I’ll be looking at multiple pieces from Nathanael’s recent work. His statement focuses on his interests in westward expansion, the symbol and myth of the gunfighter and their “ability to take control of life to solve my problems and society’s ills by sheer force of will.” His work explores these themes with patterns, symbols and sometimes comedic representations of symbols from the American West.
I find myself most interested in Nathanael’s etchings, the drawing-like aesthetic that this process allows. The textures offered in his work bring to mind the dryness of the West, especially seen in the Colorado River Compact pieces. The show change, things out of our control in this representation of one of the most significant bodies of water in the country.
In his textile works, he often works in grids, piecing together fabrics, cyanotypes and screenprints to make the larger whole. his “Destruction Quilt” includes domestic patterns, images of gunfighters , texts and American symbolism. It’s an almost too-cozy look at the American West.
I’ve always loved textile works, especially those that utilize patterns and grids in the way Nathanael does. The motifs of the gunfighter, jackalope and American symbolism among these domestic substrates is fascinating to me and keeps me interested in the work.
Stefan Klamt
https://stefanklamt.com/
BIO (Abridged, full bio on his site): Stefan Klamt was born in 1974 and lives in Hamburg, Germany. In his visually clear pictures he explores his personal environment after these very changes and shows, sometimes only recognisable at second glance, the signals of a world in upheaval.

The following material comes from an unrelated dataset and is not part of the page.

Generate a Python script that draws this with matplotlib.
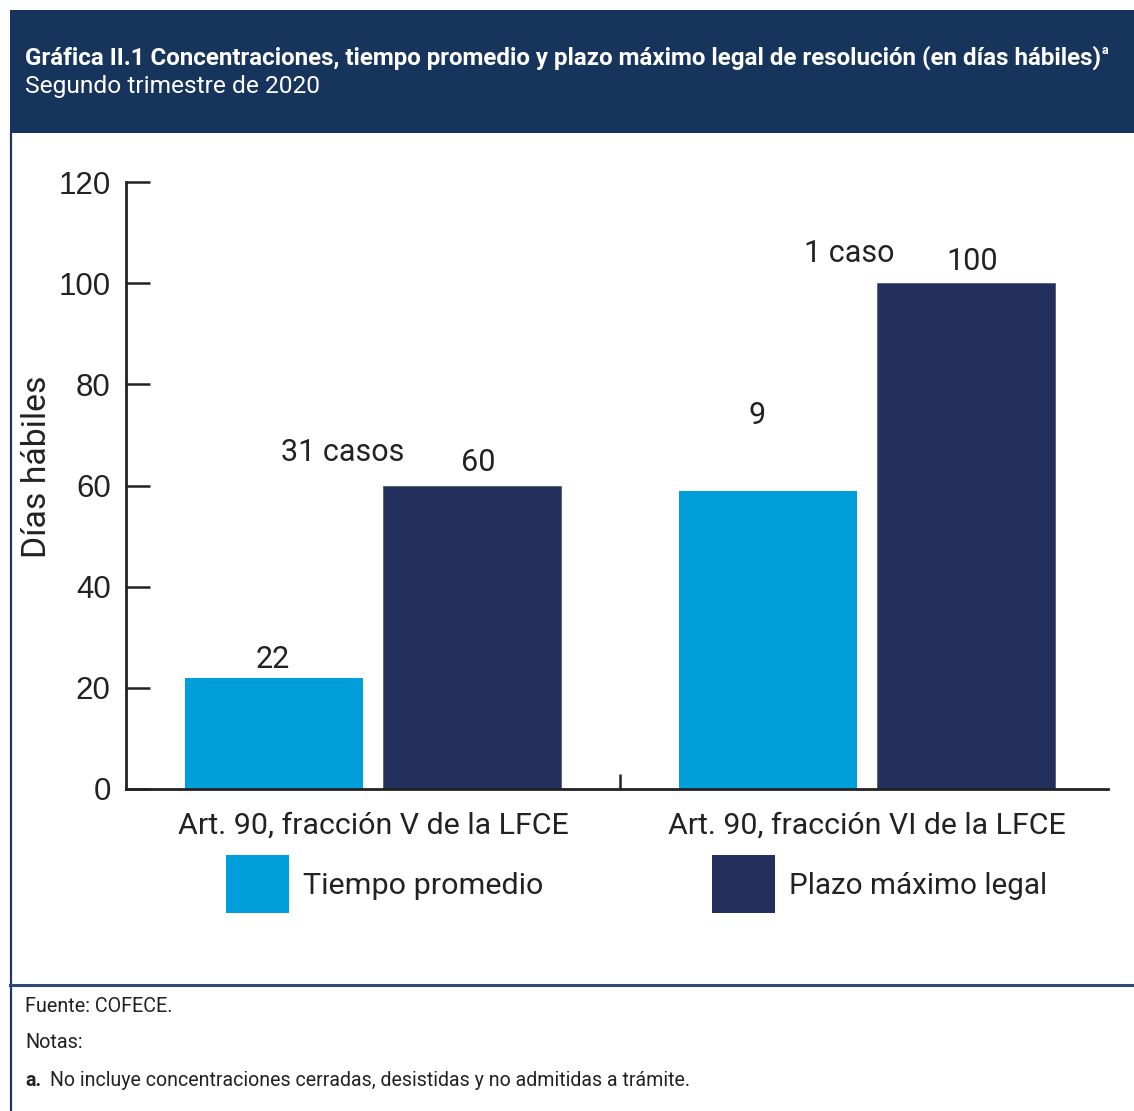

I’ve known of Stefan’s work for a while, I think the first time I saw his work was in my own curated zine Nothing is Interesting and Everything is Normal in 2019, a zine that looked at mundane photography as matter-of-fact, unapologetic normalcy.
For today, I looked at his series Sylt, about the northernmost island of Germany. The island is close enough to the mainland to be somewhat accessible, but also far enough out into the North Sea where erosion and land loss is a great concern, Stefan’s work on this island highlights this changing landscape, creating a vast view of a small island.

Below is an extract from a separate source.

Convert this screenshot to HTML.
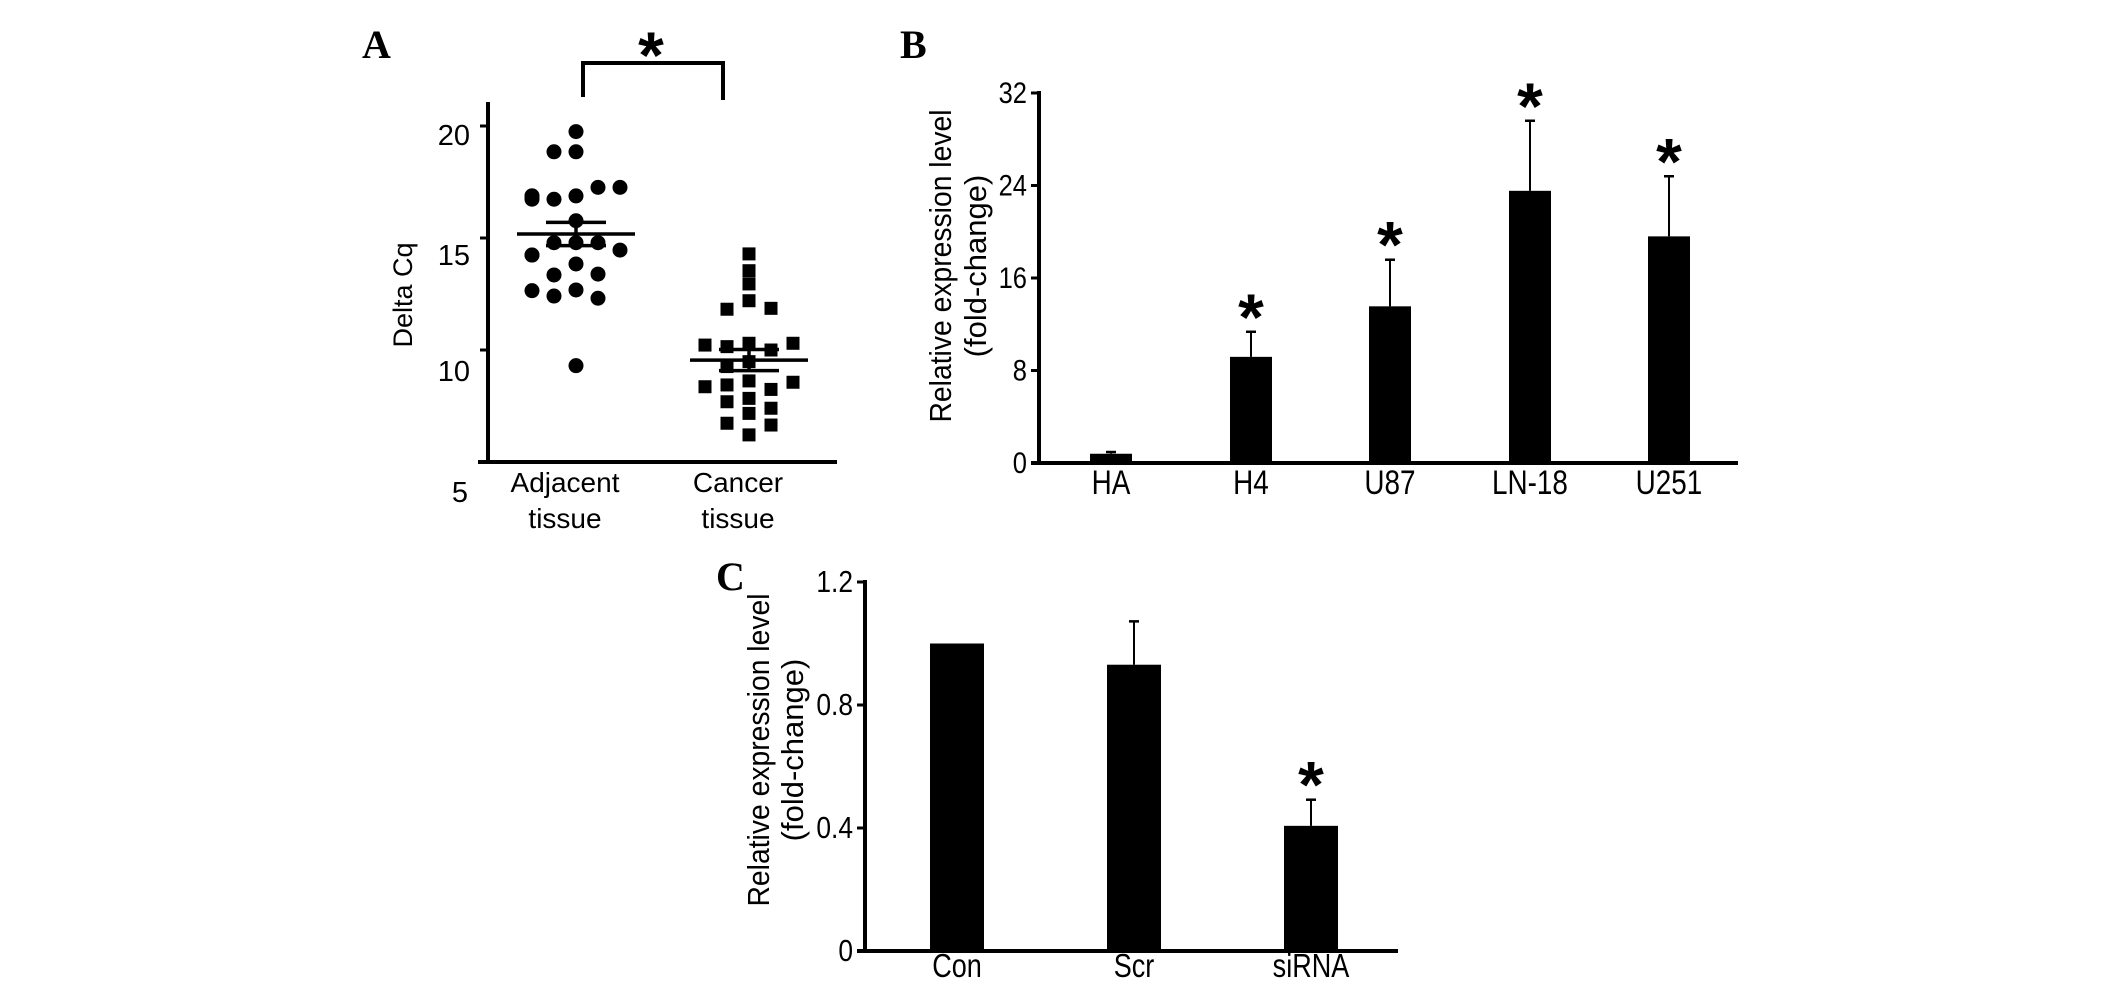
<!DOCTYPE html>
<html><head><meta charset="utf-8"><style>
html,body{margin:0;padding:0;background:#fff;}
svg{display:block;}
text{font-family:"Liberation Sans",Arial,sans-serif;fill:#000;}
.pl{font-family:"Liberation Serif",serif;font-weight:bold;font-size:40px;}
.star{font-weight:bold;font-size:66px;}
</style></head><body>
<svg id="fig" width="2126" height="982" viewBox="0 0 2126 982" xmlns="http://www.w3.org/2000/svg">
<text class="pl" x="362" y="58">A</text>
<text class="pl" x="900" y="58">B</text>
<text class="pl" x="716" y="590">C</text>
<g id="A"></g>
<g id="B"></g>
<g id="C"></g>
</svg>
<script>
// Panel A data
const aTicks = [5, 10, 15, 20];
const aCategories = ["Adjacent tissue", "Cancer tissue"];
const adjacentValues = [19.75,18.85,18.85,16.88,16.73,17.26,16.73,17.26,16.88,16.88,15.77,14.79,14.79,14.79,14.24,14.46,14.24,13.84,13.35,13.39,12.68,12.41,12.31,12.65,9.3];
const cancerValues = [14.29,13.54,12.95,12.2,11.82,11.86,10.3,10.15,10.0,10.22,10.3,9.48,9.26,8.62,8.44,8.24,8.36,8.56,7.84,7.69,7.4,7.17,6.73,6.65,6.21];
const adjacentMean = 15.18, adjacentSem = 0.52;
const cancerMean = 9.55, cancerSem = 0.47;
// Panel B data
const bCategories = ["HA","H4","U87","LN-18","U251"];
const bValues = [0.8, 9.18, 13.55, 23.54, 19.6];
const bErrors = [0.15, 2.17, 4.03, 6.06, 5.2];
const bSignificant = [false, true, true, true, true];
const bTicks = [0, 8, 16, 24, 32];
// Panel C data
const cCategories = ["Con","Scr","siRNA"];
const cValues = [1.0, 0.931, 0.407];
const cErrors = [0, 0.141, 0.085];
const cSignificant = [false, false, true];
const cTicks = [0, 0.4, 0.8, 1.2];

const NS = "http://www.w3.org/2000/svg";
function mk(parent, tag, attrs, txt){
  const e = document.createElementNS(NS, tag);
  for (const k in attrs) e.setAttribute(k, attrs[k]);
  if (txt !== undefined) e.textContent = txt;
  parent.appendChild(e);
  return e;
}

// ---------- Panel A ----------
(function(){
  const g = document.getElementById('A');
  const y = v => 462 - (v - 5) * 22.4;
  let e;
  e = mk(g,'line',{x1:488,y1:102,x2:488,y2:464,stroke:'#000','stroke-width':4});
   
  e = mk(g,'line',{x1:478,y1:462,x2:837,y2:462,stroke:'#000','stroke-width':4});
   
  const lblY = {20:145,15:265,10:381,5:502};
  aTicks.forEach(t=>{
    if (t !== 5) {
      e = mk(g,'line',{x1:480,y1:y(t),x2:488,y2:y(t),stroke:'#000','stroke-width':3});
       
    }
    e = mk(g,'text',{x:t===5?468:470,y:lblY[t],'text-anchor':'end','font-size':29},String(t));
     
  });
  e = mk(g,'text',{x:0,y:0,'font-size':27,'text-anchor':'middle',transform:'translate(412,295) rotate(-90)'},'Delta Cq');
   
  const cx = [565, 738];
  aCategories.forEach((c,i)=>{
    const parts = c.split(' ');
    e = mk(g,'text',{x:cx[i],y:492,'text-anchor':'middle','font-size':28},parts[0]);
     
    e = mk(g,'text',{x:cx[i],y:528,'text-anchor':'middle','font-size':28},parts[1]);
     
  });
  const offs = [-44,-22,0,22,44];
  function place(vals){
    const out=[]; const used=[];
    vals.forEach(v=>{
      const py=y(v); let k=0;
      const order=[2,1,3,0,4];
      for (const o of order){ if(!used.some(u=>u.o===o && Math.abs(u.py-py)<13)){k=o;break;} }
      used.push({o:k,py:py}); out.push({dx:offs[k],py:py});
    });
    return out;
  }
  place(adjacentValues).forEach(p=>{
    e = mk(g,'circle',{cx:576+p.dx,cy:p.py,r:7.5,fill:'#000'});
     
  });
  place(cancerValues).forEach(p=>{
    e = mk(g,'rect',{x:749+p.dx-6.5,y:p.py-6.5,width:13,height:13,fill:'#000'});
     
  });
  [[576,adjacentMean,adjacentSem],[749,cancerMean,cancerSem]].forEach(([c,m,s])=>{
    e = mk(g,'line',{x1:c-59,y1:y(m),x2:c+59,y2:y(m),stroke:'#000','stroke-width':3.5});
     
    e = mk(g,'line',{x1:c-30,y1:y(m+s),x2:c+30,y2:y(m+s),stroke:'#000','stroke-width':3.5});
     
    e = mk(g,'line',{x1:c-30,y1:y(m-s),x2:c+30,y2:y(m-s),stroke:'#000','stroke-width':3.5});
     
    e = mk(g,'line',{x1:c,y1:y(m+s),x2:c,y2:y(m-s),stroke:'#000','stroke-width':3.5});
     
  });
  e = mk(g,'polyline',{points:'583,97 583,63 723,63 723,100',fill:'none',stroke:'#000','stroke-width':4});
   
  e = mk(g,'text',{x:651,y:78,'text-anchor':'middle','class':'star'},'*');
   
})();

// ---------- Bar chart helper ----------
function barChart(gid, o){
  const g = document.getElementById(gid);
  const y = v => o.base - v / o.max * (o.base - o.top);
  let e;
  e = mk(g,'line',{x1:o.ax,y1:o.top-2,x2:o.ax,y2:o.base+2,stroke:'#000','stroke-width':4});
   
  e = mk(g,'line',{x1:o.ax-8,y1:o.base,x2:o.xend,y2:o.base,stroke:'#000','stroke-width':4});
   
  o.ticks.forEach(t=>{
    e = mk(g,'line',{x1:o.ax-8,y1:y(t),x2:o.ax,y2:y(t),stroke:'#000','stroke-width':3});
     
    e = mk(g,'text',{x:o.ax-12,y:y(t)+10,'text-anchor':'end','font-size':o.tfs,transform:`translate(${o.ax-12},0) scale(0.85,1) translate(${-(o.ax-12)},0)`},String(t));
     
  });
  o.vals.forEach((v,i)=>{
    const cx = o.cx[i];
    e = mk(g,'rect',{x:cx-o.bw/2,y:y(v),width:o.bw,height:o.base-y(v),fill:'#000'});
     
    if (o.errs[i] > 0) {
      const et = y(v + o.errs[i]);
      e = mk(g,'line',{x1:cx,y1:y(v),x2:cx,y2:et,stroke:'#000','stroke-width':2});
       
      e = mk(g,'line',{x1:cx-5,y1:et,x2:cx+5,y2:et,stroke:'#000','stroke-width':2.5});
       
      if (o.sig[i]) {
        e = mk(g,'text',{x:cx,y:et+8,'text-anchor':'middle','class':'star'},'*');
         
      }
    }
    e = mk(g,'text',{x:cx,y:o.ly,'text-anchor':'middle','font-size':o.lfs,transform:`translate(${cx},0) scale(0.82,1) translate(${-cx},0)`},o.cats[i]);
     
  });
  e = mk(g,'text',{x:0,y:0,'font-size':31,'text-anchor':'middle',textLength:313,lengthAdjust:'spacingAndGlyphs',transform:`translate(${o.l1x},${o.lcy}) rotate(-90)`},'Relative expression level');
   
  e = mk(g,'text',{x:0,y:0,'font-size':31,'text-anchor':'middle',transform:`translate(${o.l2x},${o.lcy}) rotate(-90)`},'(fold-change)');
   
}
barChart('B',{ax:1039,base:463,top:93,max:32,xend:1738,ticks:bTicks,tfs:30,vals:bValues,errs:bErrors,sig:bSignificant,
  cats:bCategories,cx:[1111,1251,1390,1530,1669],bw:42,ly:494,lfs:34,l1x:951,l2x:986,lcy:266});
barChart('C',{ax:865,base:951,top:582,max:1.2,xend:1398,ticks:cTicks,tfs:31,vals:cValues,errs:cErrors,sig:cSignificant,
  cats:cCategories,cx:[957,1134,1311],bw:54,ly:977,lfs:33,l1x:769,l2x:803,lcy:750});
</script>
</body></html>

Many of these photos are wide shots, which when looking at Stefan’s other works, its a bit uncommon. Stefan has often gone for mid and close-up shots of his subjects but the wide views of Sylt make this work stand out more in his portfolio. For a fairly small island, these images create a vast portrait of this changing landscape.
There is an amount of traditional mindset in some of these photographs, utilizing very clean composition and attention to light. In a work like this that is so focused on the land, I feel that is one of the best things to do, call to mind photo history with a contemporary eye. Some of these photographs remind me of Cape Cod, with vast expanses of dunes and sea grass, but northern Germany being a much different climate to the bay of Cape Cod, it’s going to have some stark differences (also being on a different continent, but I’m not a geologist or meteorologist, so that side of things I’m less knowledgeable about. I just take pictures).

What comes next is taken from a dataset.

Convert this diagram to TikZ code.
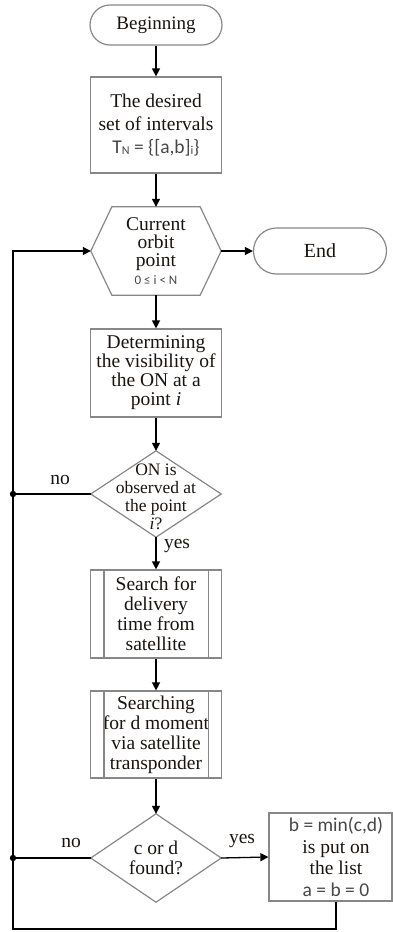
\documentclass[tikz,border=0pt]{standalone}
\usepackage{fontspec}
\setmainfont{Liberation Serif}
\newfontfamily\calib{Carlito}
\usetikzlibrary{arrows.meta,calc}
\definecolor{boxgray}{RGB}{135,135,135}
\definecolor{txtblack}{RGB}{25,20,15}
\definecolor{sansgray}{RGB}{70,70,70}
\begin{document}
\begin{tikzpicture}[x=1pt,y=-1pt,
  shp/.style={draw=boxgray,line width=1.2pt},
  box/.style={shp,minimum width=131pt,minimum height=88pt,align=center,inner sep=0pt,text=txtblack},
  bare/.style={minimum width=130pt,minimum height=88pt,align=center,inner sep=0pt,text=txtblack},
  pill/.style={box,minimum height=#1,rounded corners=#1/2},
  arr/.style={-{Triangle[length=8pt,width=8pt]},line width=1.3pt,black},
  ln/.style={line width=1.3pt,black},
  lbl/.style={text=txtblack,font=\fontsize{19.5}{20}\selectfont,inner sep=0pt}
]
\useasboundingbox (0,0) rectangle (393,932);
\node[pill=40pt,minimum width=132pt,font=\fontsize{19}{20}\selectfont] (begin) at (156,25) {Beginning};
\node[box,minimum height=96pt,font=\fontsize{19.5}{23}\selectfont] (want) at (156,125)
  {The desired\\set of intervals\\{\calib\color{sansgray}T\raisebox{-1pt}{\fontsize{12}{12}\selectfont N} = \{[a,b]\raisebox{-1pt}{\fontsize{12}{12}\selectfont i}\}}};
\node[bare,font=\fontsize{19.5}{18}\selectfont] (hex) at (156,251)
  {Current\\orbit\\point\\{\calib\color{sansgray}\fontsize{13}{14}\selectfont 0 ≤ i < N}};
\draw[shp] (hex.west) -- ($(hex.north west)+(21,0)$) -- ($(hex.north east)+(-21,0)$) -- (hex.east)
  -- ($(hex.south east)+(-21,0)$) -- ($(hex.south west)+(21,0)$) -- cycle;
\node[pill=46pt,minimum width=133pt,font=\fontsize{20}{20}\selectfont] (end) at (320,251) {End};
\node[box,font=\fontsize{19.5}{19}\selectfont] (det) at (156,373)
  {Determining\\the visibility of\\the ON at a\\point \textit{i}};
\node[bare,minimum height=86pt] (d1) at (156,494) {};
\node[text=txtblack,align=center,inner sep=0pt,font=\fontsize{17.5}{18}\selectfont] (d1t) at (156,497)
  {ON is\\observed at\\the point\\\textit{i}?};
\draw[shp] (d1.west) -- (d1.north) -- (d1.east) -- (d1.south) -- cycle;
\node[box,font=\fontsize{19.5}{20}\selectfont] (s1) at (156,614)
  {Search for\\delivery\\time from\\satellite};
\draw[shp] ($(s1.north west)+(14,0)$) -- ($(s1.south west)+(14,0)$);
\draw[shp] ($(s1.north east)+(-14,0)$) -- ($(s1.south east)+(-14,0)$);
\node[box,minimum height=87pt,font=\fontsize{19.5}{20}\selectfont] (s2) at (156,734.5)
  {Searching\\for d moment\\via satellite\\transponder};
\draw[shp] ($(s2.north west)+(14,0)$) -- ($(s2.south west)+(14,0)$);
\draw[shp] ($(s2.north east)+(-14,0)$) -- ($(s2.south east)+(-14,0)$);
\node[bare,font=\fontsize{19.5}{20}\selectfont] (d2) at (156,858) {c or d\\found?};
\draw[shp] (d2.west) -- (d2.north) -- (d2.east) -- (d2.south) -- cycle;
\node[box,minimum width=123pt] (res) at (330.5,857) {};
\node[text=txtblack,align=center,inner sep=0pt,font=\fontsize{19.5}{21.5}\selectfont] (rest) at (336,857)
  {{\calib\color{sansgray}b = min(c,d)}\\is put on\\the list\\{\calib\color{sansgray}a = b = 0}};
% connectors
\draw[arr] (begin.south) -- (want.north);
\draw[arr] (want.south) -- (hex.north);
\draw[arr] (hex.east) -- (end.west);
\draw[arr] (hex.south) -- (det.north);
\draw[arr] (det.south) -- (d1.north);
\draw[arr] (d1.south) -- (s1.north);
\draw[arr] (s1.south) -- (s2.north);
\draw[arr] (s2.south) -- (d2.north);
\draw[arr] (d2.east) -- (res.west);
\coordinate (rb) at (res.south -| rest);
\coordinate (ll) at (13,929);
\draw[arr] (rb) |- (ll) |- (hex.west);
\coordinate (j1) at (d1.west -| ll);
\coordinate (j2) at (d2.west -| ll);
\draw[ln] (d1.west) -- (j1);
\draw[ln] (d2.west) -- (j2);
\fill (j1) circle (3.2pt);
\fill (j2) circle (3.2pt);
% labels
\node[lbl] (no1) at (60,480) {no};
\node[lbl] (yes1) at (177,546) {yes};
\node[lbl] (no2) at (71,843) {no};
\node[lbl] (yes2) at (242,841) {yes};
\end{tikzpicture}
\end{document}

The work feels to be much like that zine I put together — very matter-of-fact in what this landscape is presently. Stefan finished this work in 2020 and has since continued with his focus on mundane scenery in Germany where he focuses on “the poetry of the everyday.”
Thanks for reading, I hope you all find some art that you enjoy through these. Things are getting busy over here with plenty of new work being made that I hope to share soon. See you in the next one.